Technology has made this harder to manage, Kauder adds.

"It's easier for information to be shared and to escape the immediacy of what an employer and employee is saying right now, just because of social media. It's harder to keep things contained, things are more likely to become public information now."

Pantis agrees the message matters more than the medium, and says external communications can create the biggest risk for employers.

"However, internal communications, regardless of the platform, that contain untruthful and degrading comments can be equally harmful and spread fast. That's particularly true in a small industry where an employee's professional reputation can be easily diminished."

Vicarious liability a concern

Employers also need to be aware that they can be held responsible for what their managers say, even informally, in writing or verbally.

"Employers are vicariously liable for the actions of their employees," Kauder says. "So, if a manager says something and maybe didn't intend for it to be said in that way or didn't intend for it to be heard, if it's out there, then that can become problematic to the company and the company may ultimately be responsible for comments that are uttered by someone else.”

Pantis echoes this.

"The intent behind them doesn't really matter," she says of possible offhand comments from managers, for example. "From a judge's perspective, unfortunately, it's really about the impact on the employee… It's understandable that employers can't be perfect, but they really should be mindful about what they're saying about an employee.”

Once a dismissed employee finds out about such remarks and is planning to bring a lawsuit, she says, "they're just going to use that as ammunition to get a higher damages award.”

That messaging is important for HR to communicate to all levels of management and employees in general, Kauder says: “Just be mindful of what you're saying and think about how that could potentially reverberate."

Keeping comms to a minimum

Kauder's overall advice is to share as little negative information as possible to avoid “unintended consequences,” and to consult legal counsel before saying anything — not after.

"It's always better to err on the side of caution, and to only share information that's really critical to be shared, and with those people who really need to know," she says. "I don't think saying anything negative really has any benefit in the large scheme of things."

In restructuring situations, some transparency can be appropriate and even beneficial for morale, she says.

“If a company is restructuring and… having to make decisions and go in a different direction, it's better to let employees know beforehand because otherwise then you're going to have them communicating and speculating.

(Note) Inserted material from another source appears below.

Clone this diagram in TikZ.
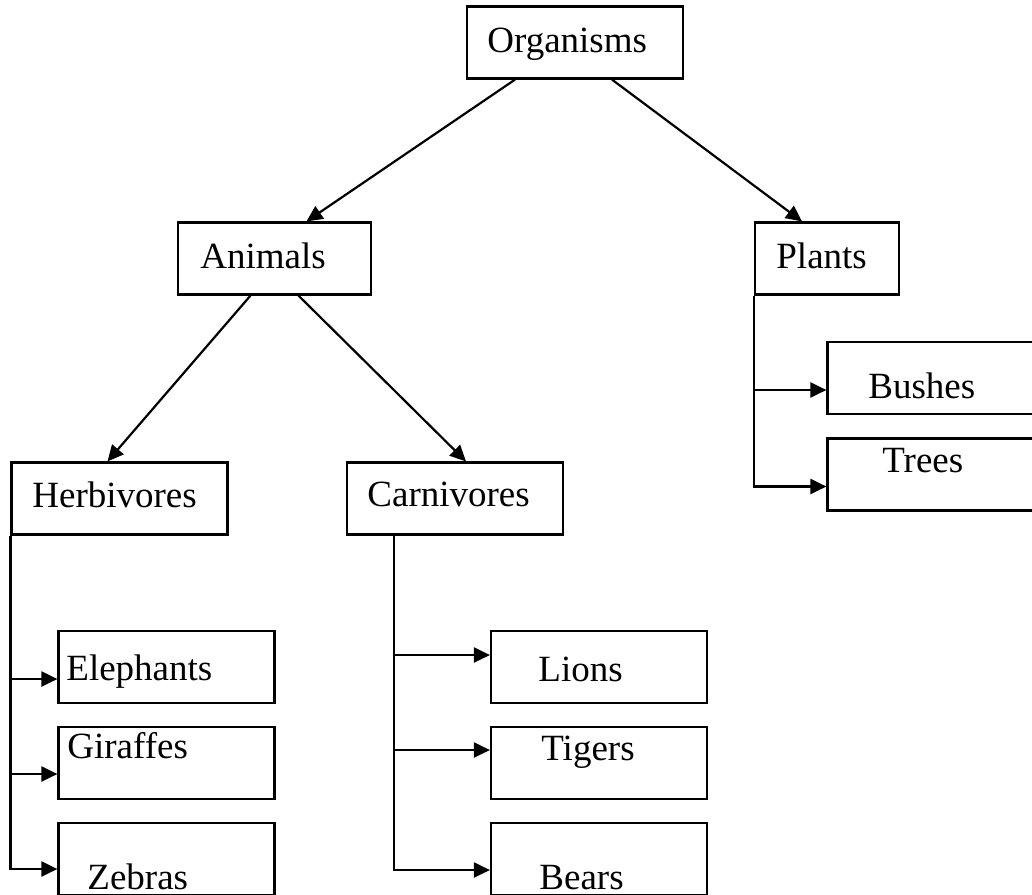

And that can be problematic.”

And if the dismissal may involve a more widespread issue among employees, some transparency is also appropriate, says Kauder, to show it’s not condoned by the company: “You can turn that into a teachable moment.”

But when termination involves performance issues, employers should avoid specifics, she says, “because from a privacy standpoint… minimizing damage and defamatory statements is important."

Vetting messages after departures

Pantis recommends that employers think carefully about what type of termination they are dealing with before communicating anything.

For routine, non-contentious terminations without cause, a pre-drafted simple statement — such as “X is no longer with the business and we wish them the best with their future endeavours” — is sufficient, she says.

But for just cause terminations, employers should have a documented process with shared responsibility for drafting and vetting departure messages with at least two individuals involved who are emotionally removed from the situation, says Pantis.

"Importantly, when there is a contentious termination based on serious misconduct, all substantive communications dealing with an employee's departure should be legally vetted. Because… we often see that they escalate to litigation and those communications become part of the evidentiary record."

On the other hand, if serious misconduct such as fraud is substantiated after the employer conducts an investigation, and there may be regulatory implications, “then a carefully drafted statement may be appropriate to put others on notice that they may need to be more vigilant,” she says.